A consultation document published by Education Minister Jan O’Sullivan points to changes in schools, particularly to falling numbers studying a third language in addition to English and Irish for the Leaving Certificate.
“An additional concern is that fewer students than in the past are now choosing to study two foreign languages, and in some schools it is not possible to do so. There is also a worrying tendency for some students not to take any foreign language at all,” the consultation paper says.
Employers’ body Ibec this month raised concerns about numbers taking Leaving Certificate French and German.
The department says French is predominant in languages uptake at second-level, due mainly to historical factors, but that the nature of employer demand for foreign language skills has important implications for the education system, graduates and employers.
It cites IDA Ireland evidence that most companies seeking people with language skills look for foreigners already living here, Irish people living abroad or who have studied linguistics abroad, newcomers or a combination of all these.
“Greater diversification of foreign language provision in post-primary schools is essential in order to meet the present and future needs of individuals and of society as a whole,” the Department of Education paper says.
The Post-Primary Languages Initiative (PPLI), set up in 2000 to diversify the range of subjects in schools, says having enough suitably-qualified teachers is one of the main challenges.

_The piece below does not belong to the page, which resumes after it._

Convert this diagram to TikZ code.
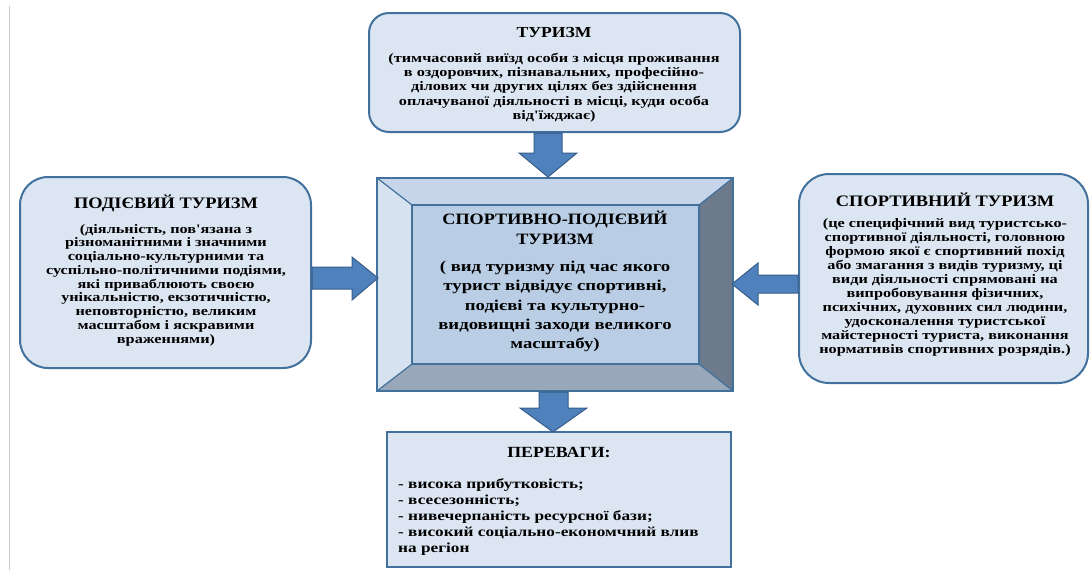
\documentclass[tikz,border=0pt]{standalone}
\usepackage{fontspec}
\setmainfont{Liberation Serif}
\newfontfamily\bodyfam[FakeStretch=1.25]{Liberation Serif}
\newfontfamily\ttlfam[FakeStretch=1.15]{Liberation Serif}
\definecolor{boxfill}{HTML}{DCE6F2}
\definecolor{boxline}{HTML}{41719C}
\definecolor{arrfill}{HTML}{4F81BD}
\definecolor{arrline}{HTML}{385D8A}
\definecolor{bvtop}{HTML}{C6D5EA}
\definecolor{bvleft}{HTML}{D7E2F0}
\definecolor{bvright}{HTML}{6C7A8C}
\definecolor{bvbot}{HTML}{98A8BA}
\definecolor{bvin}{HTML}{B9CDE5}
\tikzset{
  roundbox/.style={fill=boxfill, draw=boxline, line width=2pt},
  squarebox/.style={fill=boxfill, draw=boxline, line width=2pt},
  blockarrow/.style={fill=arrfill, draw=arrline, line width=1pt, line join=miter},
  face/.style={draw=boxline, line width=1.2pt, line join=miter},
  ttl/.style={font=\ttlfam\bfseries\fontsize{16}{18}\selectfont, inner sep=0pt, align=center},
  body/.style={font=\bodyfam\bfseries\fontsize{13}{13.75}\selectfont, inner sep=0pt, align=center},
}
\begin{document}
\begin{tikzpicture}[x=1pt,y=-1pt]
\useasboundingbox (0,0) rectangle (1091,570);
\fill[white] (0,0) rectangle (1091,570);
% left gray rule
\draw[gray!40, line width=1.5pt] (9.5,6) -- (9.5,570);

% boxes
\draw[roundbox, rounded corners=20pt] (369,13) rectangle (740,132);
\draw[roundbox, rounded corners=28pt] (20,177) rectangle (311,368);
\draw[roundbox, rounded corners=30pt] (799,174) rectangle (1088,383);
\draw[squarebox] (387,432) rectangle (731,567);

% bevel box
\coordinate (o1) at (377,178); \coordinate (o2) at (733,178);
\coordinate (o3) at (733,391); \coordinate (o4) at (377,391);
\coordinate (i1) at (412,205); \coordinate (i2) at (699,205);
\coordinate (i3) at (699,364); \coordinate (i4) at (412,364);
\fill[bvtop] (o1) -- (o2) -- (i2) -- (i1) -- cycle;
\fill[bvright] (o2) -- (o3) -- (i3) -- (i2) -- cycle;
\fill[bvbot] (o3) -- (o4) -- (i4) -- (i3) -- cycle;
\fill[bvleft] (o4) -- (o1) -- (i1) -- (i4) -- cycle;
\fill[bvin] (i1) rectangle (i3);
\draw[face] (o1) -- (i1) (o2) -- (i2) (o3) -- (i3) (o4) -- (i4);
\draw[face] (i1) rectangle (i3);
\draw[boxline, line width=2pt] (o1) rectangle (o3);

% arrows
\draw[blockarrow] (534,133) -- (562,133) -- (562,153) -- (577,153) -- (548,177) -- (519,153) -- (534,153) -- cycle;
\draw[blockarrow] (539,392) -- (568,392) -- (568,408) -- (587,408) -- (553,432) -- (520,408) -- (539,408) -- cycle;
\draw[blockarrow] (312,267) -- (352,267) -- (352,257) -- (378,278) -- (352,300) -- (352,289) -- (312,289) -- cycle;
\draw[blockarrow] (798,275) -- (758,275) -- (758,263) -- (732,284) -- (758,305) -- (758,293) -- (798,293) -- cycle;

% texts
\node[ttl, font=\ttlfam\bfseries\fontsize{15.3}{18}\selectfont] (t1) at (554,33) {ТУРИЗМ};
\node[body, font=\bodyfam\bfseries\fontsize{13}{14.3}\selectfont] (b1) at (554,87.5) {(тимчасовий виїзд особи з місця проживання\\в оздоровчих, пізнавальних, професійно-\\ділових чи других цілях без здійснення\\оплачуваної діяльності в місці, куди особа\\від'їжджає)};

\node[ttl] (t2) at (166,203) {ПОДІЄВИЙ ТУРИЗМ};
\node[body] (b2) at (166,285) {(діяльність, пов'язана з\\різноманітними і значними\\соціально-культурними та\\суспільно-політичними подіями,\\які приваблюють своєю\\унікальністю, екзотичністю,\\неповторністю, великим\\масштабом і яскравими\\враженнями)};

\node[ttl] (t3) at (945,200) {СПОРТИВНИЙ ТУРИЗМ};
\node[body, font=\bodyfam\bfseries\fontsize{13}{14}\selectfont] (b3) at (945,287) {(це специфічний вид туристсько-\\спортивної діяльності, головною\\формою якої є спортивний похід\\або змагання з видів туризму, ці\\види діяльності спрямовані на\\випробовування фізичних,\\психічних, духовних сил людини,\\удосконалення туристської\\майстерності туриста, виконання\\нормативів спортивних розрядів.)};

\node[ttl, font=\ttlfam\bfseries\fontsize{15.8}{20}\selectfont] (t4) at (555,228) {СПОРТИВНО-ПОДІЄВИЙ\\ТУРИЗМ};
\node[body, font=\bodyfam\bfseries\fontsize{15}{19.3}\selectfont] (b4) at (555,306.5) {( вид туризму під час якого\\турист відвідує спортивні,\\подієві та культурно-\\видовищні заходи великого\\масштабу)};

\node[ttl, font=\ttlfam\bfseries\fontsize{15.5}{17}\selectfont] (t5) at (559,452) {ПЕРЕВАГИ:};
\node[body, align=left, anchor=west, font=\bodyfam\bfseries\fontsize{13.8}{16}\selectfont] (b5) at (398,517) {- висока прибутковість;\\- всесезонність;\\- нивечерпаність ресурсної бази;\\- високий соціально-економчний влив\\на регіон};
\end{tikzpicture}
\end{document}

It is working on short courses for junior cycle students in Irish sign language, Japanese and Russian, in addition to the Chinese language and culture course developed by the National Council for Curriculum and Assessment.
Teacher unions and school groups have highlighted staffing cuts as a factor in the loss or restriction of subject options at second-level, with languages regularly said to be at risk.
Although Forfás called in 2012 for more focus on languages in primary schools, a long-running pilot which taught French, Spanish, German and Italian in 545 primary schools was shut down that year by the Department of Education, citing curriculum overload and saving requirements.
The third-level system is considered crucial by the department in developing foreign language skills, and up to 9,000 higher education students may be studying one, although only 3,400 had a language as a significant component or the main focus of their course in 2010. And despite key career prospects, a number of language programmes in the Springboard initiative to reskill graduates did not proceed due to low demand.